• [What to do] Transcribe the listing exactly, leaving out every picture.

%%

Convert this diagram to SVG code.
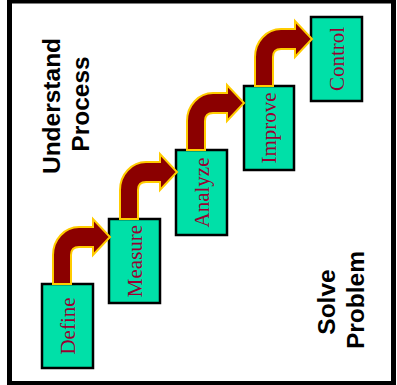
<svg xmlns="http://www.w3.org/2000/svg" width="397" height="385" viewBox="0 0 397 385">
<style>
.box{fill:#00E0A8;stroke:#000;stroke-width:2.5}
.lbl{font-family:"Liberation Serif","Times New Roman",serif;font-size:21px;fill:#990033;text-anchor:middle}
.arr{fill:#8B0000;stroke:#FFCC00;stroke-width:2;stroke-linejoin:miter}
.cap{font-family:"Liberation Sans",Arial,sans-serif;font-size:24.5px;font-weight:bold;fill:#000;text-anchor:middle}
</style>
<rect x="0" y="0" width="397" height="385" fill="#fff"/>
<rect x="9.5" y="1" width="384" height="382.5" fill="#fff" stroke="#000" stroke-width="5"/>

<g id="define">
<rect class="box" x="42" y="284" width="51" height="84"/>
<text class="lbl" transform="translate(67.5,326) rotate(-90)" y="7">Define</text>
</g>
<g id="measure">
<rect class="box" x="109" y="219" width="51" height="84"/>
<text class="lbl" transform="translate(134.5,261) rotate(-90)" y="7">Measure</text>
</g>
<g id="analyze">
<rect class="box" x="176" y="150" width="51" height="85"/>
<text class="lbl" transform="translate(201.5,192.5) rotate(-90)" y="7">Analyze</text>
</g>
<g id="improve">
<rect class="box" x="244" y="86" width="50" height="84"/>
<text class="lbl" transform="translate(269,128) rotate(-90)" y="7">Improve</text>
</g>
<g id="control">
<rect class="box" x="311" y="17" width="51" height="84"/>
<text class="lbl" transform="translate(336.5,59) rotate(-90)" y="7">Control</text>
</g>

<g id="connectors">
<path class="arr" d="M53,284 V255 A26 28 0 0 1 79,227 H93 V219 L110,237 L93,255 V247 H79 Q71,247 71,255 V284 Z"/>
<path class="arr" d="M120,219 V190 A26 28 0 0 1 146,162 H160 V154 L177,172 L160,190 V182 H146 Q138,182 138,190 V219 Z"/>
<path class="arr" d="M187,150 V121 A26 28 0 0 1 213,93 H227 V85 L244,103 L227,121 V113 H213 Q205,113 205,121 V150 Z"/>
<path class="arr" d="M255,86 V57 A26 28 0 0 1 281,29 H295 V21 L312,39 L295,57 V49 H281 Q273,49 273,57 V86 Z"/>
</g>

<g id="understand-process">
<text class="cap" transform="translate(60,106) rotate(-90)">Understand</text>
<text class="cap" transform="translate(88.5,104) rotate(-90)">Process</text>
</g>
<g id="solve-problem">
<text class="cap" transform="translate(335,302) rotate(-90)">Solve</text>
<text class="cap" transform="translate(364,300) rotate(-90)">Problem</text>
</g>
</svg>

%%

• [Output]
Convert this diagram to SVG code.
<svg xmlns="http://www.w3.org/2000/svg" width="397" height="385" viewBox="0 0 397 385">
<style>
.box{fill:#00E0A8;stroke:#000;stroke-width:2.5}
.lbl{font-family:"Liberation Serif","Times New Roman",serif;font-size:21px;fill:#990033;text-anchor:middle}
.arr{fill:#8B0000;stroke:#FFCC00;stroke-width:2;stroke-linejoin:miter}
.cap{font-family:"Liberation Sans",Arial,sans-serif;font-size:24.5px;font-weight:bold;fill:#000;text-anchor:middle}
</style>
<rect x="0" y="0" width="397" height="385" fill="#fff"/>
<rect x="9.5" y="1" width="384" height="382.5" fill="#fff" stroke="#000" stroke-width="5"/>

<g id="define">
<rect class="box" x="42" y="284" width="51" height="84"/>
<text class="lbl" transform="translate(67.5,326) rotate(-90)" y="7">Define</text>
</g>
<g id="measure">
<rect class="box" x="109" y="219" width="51" height="84"/>
<text class="lbl" transform="translate(134.5,261) rotate(-90)" y="7">Measure</text>
</g>
<g id="analyze">
<rect class="box" x="176" y="150" width="51" height="85"/>
<text class="lbl" transform="translate(201.5,192.5) rotate(-90)" y="7">Analyze</text>
</g>
<g id="improve">
<rect class="box" x="244" y="86" width="50" height="84"/>
<text class="lbl" transform="translate(269,128) rotate(-90)" y="7">Improve</text>
</g>
<g id="control">
<rect class="box" x="311" y="17" width="51" height="84"/>
<text class="lbl" transform="translate(336.5,59) rotate(-90)" y="7">Control</text>
</g>

<g id="connectors">
<path class="arr" d="M53,284 V255 A26 28 0 0 1 79,227 H93 V219 L110,237 L93,255 V247 H79 Q71,247 71,255 V284 Z"/>
<path class="arr" d="M120,219 V190 A26 28 0 0 1 146,162 H160 V154 L177,172 L160,190 V182 H146 Q138,182 138,190 V219 Z"/>
<path class="arr" d="M187,150 V121 A26 28 0 0 1 213,93 H227 V85 L244,103 L227,121 V113 H213 Q205,113 205,121 V150 Z"/>
<path class="arr" d="M255,86 V57 A26 28 0 0 1 281,29 H295 V21 L312,39 L295,57 V49 H281 Q273,49 273,57 V86 Z"/>
</g>

<g id="understand-process">
<text class="cap" transform="translate(60,106) rotate(-90)">Understand</text>
<text class="cap" transform="translate(88.5,104) rotate(-90)">Process</text>
</g>
<g id="solve-problem">
<text class="cap" transform="translate(335,302) rotate(-90)">Solve</text>
<text class="cap" transform="translate(364,300) rotate(-90)">Problem</text>
</g>
</svg>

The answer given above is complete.